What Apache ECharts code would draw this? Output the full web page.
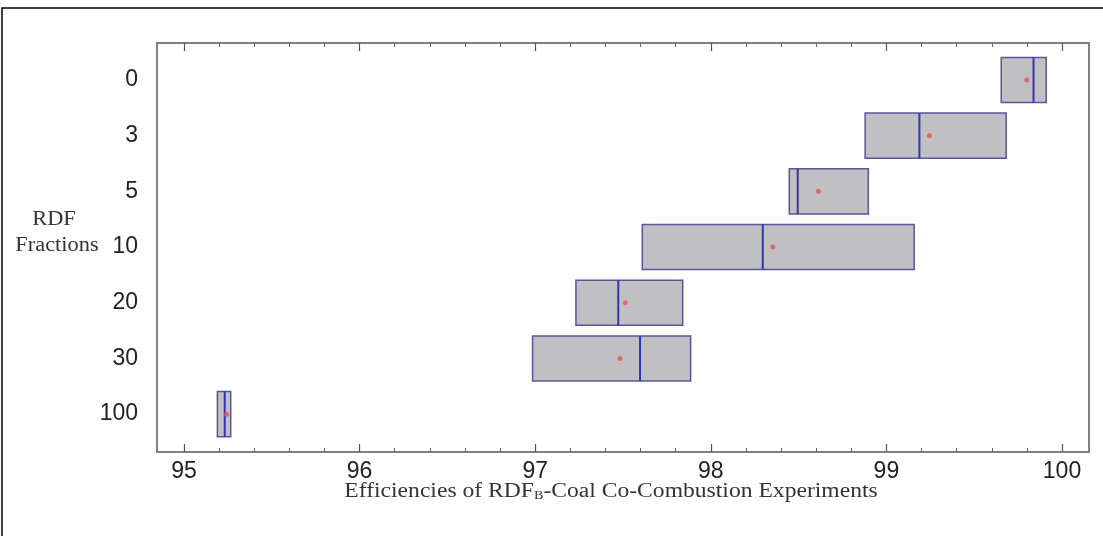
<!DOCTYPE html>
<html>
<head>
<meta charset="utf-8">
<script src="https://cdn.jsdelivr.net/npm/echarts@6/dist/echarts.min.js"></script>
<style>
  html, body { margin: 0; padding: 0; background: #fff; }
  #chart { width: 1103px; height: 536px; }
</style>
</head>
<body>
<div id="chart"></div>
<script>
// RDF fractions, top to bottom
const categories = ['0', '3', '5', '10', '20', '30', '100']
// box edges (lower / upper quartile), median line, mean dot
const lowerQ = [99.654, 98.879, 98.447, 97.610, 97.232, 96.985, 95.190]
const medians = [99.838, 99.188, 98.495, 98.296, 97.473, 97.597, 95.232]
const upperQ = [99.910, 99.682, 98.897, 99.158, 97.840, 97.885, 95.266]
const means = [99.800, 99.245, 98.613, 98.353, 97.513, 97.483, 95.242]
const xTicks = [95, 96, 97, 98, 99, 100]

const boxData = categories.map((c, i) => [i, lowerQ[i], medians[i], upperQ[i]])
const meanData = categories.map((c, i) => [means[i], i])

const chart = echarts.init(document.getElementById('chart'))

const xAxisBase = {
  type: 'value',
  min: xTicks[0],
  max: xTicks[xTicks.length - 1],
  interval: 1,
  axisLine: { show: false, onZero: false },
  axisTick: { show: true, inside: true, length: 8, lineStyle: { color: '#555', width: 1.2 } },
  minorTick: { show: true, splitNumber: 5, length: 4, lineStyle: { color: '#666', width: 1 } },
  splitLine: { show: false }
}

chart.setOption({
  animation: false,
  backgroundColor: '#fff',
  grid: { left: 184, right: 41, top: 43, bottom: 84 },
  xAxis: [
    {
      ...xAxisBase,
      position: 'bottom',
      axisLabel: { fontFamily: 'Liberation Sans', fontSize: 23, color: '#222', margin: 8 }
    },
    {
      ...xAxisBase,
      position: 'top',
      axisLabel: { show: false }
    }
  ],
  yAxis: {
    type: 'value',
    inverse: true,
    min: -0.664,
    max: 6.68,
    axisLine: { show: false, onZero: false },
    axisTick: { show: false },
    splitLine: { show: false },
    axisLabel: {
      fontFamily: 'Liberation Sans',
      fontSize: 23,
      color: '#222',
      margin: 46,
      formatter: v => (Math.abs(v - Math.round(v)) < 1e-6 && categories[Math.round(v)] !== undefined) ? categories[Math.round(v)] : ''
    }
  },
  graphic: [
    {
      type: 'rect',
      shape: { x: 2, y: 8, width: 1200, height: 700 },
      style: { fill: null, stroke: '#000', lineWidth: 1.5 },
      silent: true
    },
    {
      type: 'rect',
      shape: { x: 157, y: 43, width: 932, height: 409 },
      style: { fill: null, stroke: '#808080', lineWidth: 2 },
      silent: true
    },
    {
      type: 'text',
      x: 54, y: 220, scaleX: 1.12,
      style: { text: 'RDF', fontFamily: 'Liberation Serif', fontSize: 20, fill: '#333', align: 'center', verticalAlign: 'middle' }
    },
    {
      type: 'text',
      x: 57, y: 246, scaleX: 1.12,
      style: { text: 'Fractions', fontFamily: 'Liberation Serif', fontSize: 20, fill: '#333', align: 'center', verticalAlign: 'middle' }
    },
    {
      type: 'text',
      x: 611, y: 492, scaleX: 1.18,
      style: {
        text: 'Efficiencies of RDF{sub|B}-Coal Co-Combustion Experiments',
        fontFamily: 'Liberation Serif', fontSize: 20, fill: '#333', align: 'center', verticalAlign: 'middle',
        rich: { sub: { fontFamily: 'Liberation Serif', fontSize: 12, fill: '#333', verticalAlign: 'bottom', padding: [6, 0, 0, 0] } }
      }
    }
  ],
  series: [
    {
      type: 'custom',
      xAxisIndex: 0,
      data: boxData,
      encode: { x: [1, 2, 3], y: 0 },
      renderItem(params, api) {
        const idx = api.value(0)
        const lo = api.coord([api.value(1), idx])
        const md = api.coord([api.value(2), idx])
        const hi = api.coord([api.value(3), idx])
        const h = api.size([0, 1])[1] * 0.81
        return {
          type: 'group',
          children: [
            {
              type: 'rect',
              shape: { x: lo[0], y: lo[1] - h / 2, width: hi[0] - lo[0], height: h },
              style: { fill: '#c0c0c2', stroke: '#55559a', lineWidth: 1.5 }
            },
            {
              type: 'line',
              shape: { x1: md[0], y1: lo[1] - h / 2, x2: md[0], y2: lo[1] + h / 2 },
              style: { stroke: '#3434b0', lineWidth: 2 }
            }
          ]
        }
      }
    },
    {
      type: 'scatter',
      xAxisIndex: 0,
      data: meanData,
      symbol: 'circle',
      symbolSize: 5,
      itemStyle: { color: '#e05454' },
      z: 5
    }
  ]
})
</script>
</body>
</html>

..........

*Task objective*
Leave the pictures out and copy the rest of the data exactly.

*Full solution*
What Apache ECharts code would draw this? Output the full web page.
<!DOCTYPE html>
<html>
<head>
<meta charset="utf-8">
<script src="https://cdn.jsdelivr.net/npm/echarts@6/dist/echarts.min.js"></script>
<style>
  html, body { margin: 0; padding: 0; background: #fff; }
  #chart { width: 1103px; height: 536px; }
</style>
</head>
<body>
<div id="chart"></div>
<script>
// RDF fractions, top to bottom
const categories = ['0', '3', '5', '10', '20', '30', '100']
// box edges (lower / upper quartile), median line, mean dot
const lowerQ = [99.654, 98.879, 98.447, 97.610, 97.232, 96.985, 95.190]
const medians = [99.838, 99.188, 98.495, 98.296, 97.473, 97.597, 95.232]
const upperQ = [99.910, 99.682, 98.897, 99.158, 97.840, 97.885, 95.266]
const means = [99.800, 99.245, 98.613, 98.353, 97.513, 97.483, 95.242]
const xTicks = [95, 96, 97, 98, 99, 100]

const boxData = categories.map((c, i) => [i, lowerQ[i], medians[i], upperQ[i]])
const meanData = categories.map((c, i) => [means[i], i])

const chart = echarts.init(document.getElementById('chart'))

const xAxisBase = {
  type: 'value',
  min: xTicks[0],
  max: xTicks[xTicks.length - 1],
  interval: 1,
  axisLine: { show: false, onZero: false },
  axisTick: { show: true, inside: true, length: 8, lineStyle: { color: '#555', width: 1.2 } },
  minorTick: { show: true, splitNumber: 5, length: 4, lineStyle: { color: '#666', width: 1 } },
  splitLine: { show: false }
}

chart.setOption({
  animation: false,
  backgroundColor: '#fff',
  grid: { left: 184, right: 41, top: 43, bottom: 84 },
  xAxis: [
    {
      ...xAxisBase,
      position: 'bottom',
      axisLabel: { fontFamily: 'Liberation Sans', fontSize: 23, color: '#222', margin: 8 }
    },
    {
      ...xAxisBase,
      position: 'top',
      axisLabel: { show: false }
    }
  ],
  yAxis: {
    type: 'value',
    inverse: true,
    min: -0.664,
    max: 6.68,
    axisLine: { show: false, onZero: false },
    axisTick: { show: false },
    splitLine: { show: false },
    axisLabel: {
      fontFamily: 'Liberation Sans',
      fontSize: 23,
      color: '#222',
      margin: 46,
      formatter: v => (Math.abs(v - Math.round(v)) < 1e-6 && categories[Math.round(v)] !== undefined) ? categories[Math.round(v)] : ''
    }
  },
  graphic: [
    {
      type: 'rect',
      shape: { x: 2, y: 8, width: 1200, height: 700 },
      style: { fill: null, stroke: '#000', lineWidth: 1.5 },
      silent: true
    },
    {
      type: 'rect',
      shape: { x: 157, y: 43, width: 932, height: 409 },
      style: { fill: null, stroke: '#808080', lineWidth: 2 },
      silent: true
    },
    {
      type: 'text',
      x: 54, y: 220, scaleX: 1.12,
      style: { text: 'RDF', fontFamily: 'Liberation Serif', fontSize: 20, fill: '#333', align: 'center', verticalAlign: 'middle' }
    },
    {
      type: 'text',
      x: 57, y: 246, scaleX: 1.12,
      style: { text: 'Fractions', fontFamily: 'Liberation Serif', fontSize: 20, fill: '#333', align: 'center', verticalAlign: 'middle' }
    },
    {
      type: 'text',
      x: 611, y: 492, scaleX: 1.18,
      style: {
        text: 'Efficiencies of RDF{sub|B}-Coal Co-Combustion Experiments',
        fontFamily: 'Liberation Serif', fontSize: 20, fill: '#333', align: 'center', verticalAlign: 'middle',
        rich: { sub: { fontFamily: 'Liberation Serif', fontSize: 12, fill: '#333', verticalAlign: 'bottom', padding: [6, 0, 0, 0] } }
      }
    }
  ],
  series: [
    {
      type: 'custom',
      xAxisIndex: 0,
      data: boxData,
      encode: { x: [1, 2, 3], y: 0 },
      renderItem(params, api) {
        const idx = api.value(0)
        const lo = api.coord([api.value(1), idx])
        const md = api.coord([api.value(2), idx])
        const hi = api.coord([api.value(3), idx])
        const h = api.size([0, 1])[1] * 0.81
        return {
          type: 'group',
          children: [
            {
              type: 'rect',
              shape: { x: lo[0], y: lo[1] - h / 2, width: hi[0] - lo[0], height: h },
              style: { fill: '#c0c0c2', stroke: '#55559a', lineWidth: 1.5 }
            },
            {
              type: 'line',
              shape: { x1: md[0], y1: lo[1] - h / 2, x2: md[0], y2: lo[1] + h / 2 },
              style: { stroke: '#3434b0', lineWidth: 2 }
            }
          ]
        }
      }
    },
    {
      type: 'scatter',
      xAxisIndex: 0,
      data: meanData,
      symbol: 'circle',
      symbolSize: 5,
      itemStyle: { color: '#e05454' },
      z: 5
    }
  ]
})
</script>
</body>
</html>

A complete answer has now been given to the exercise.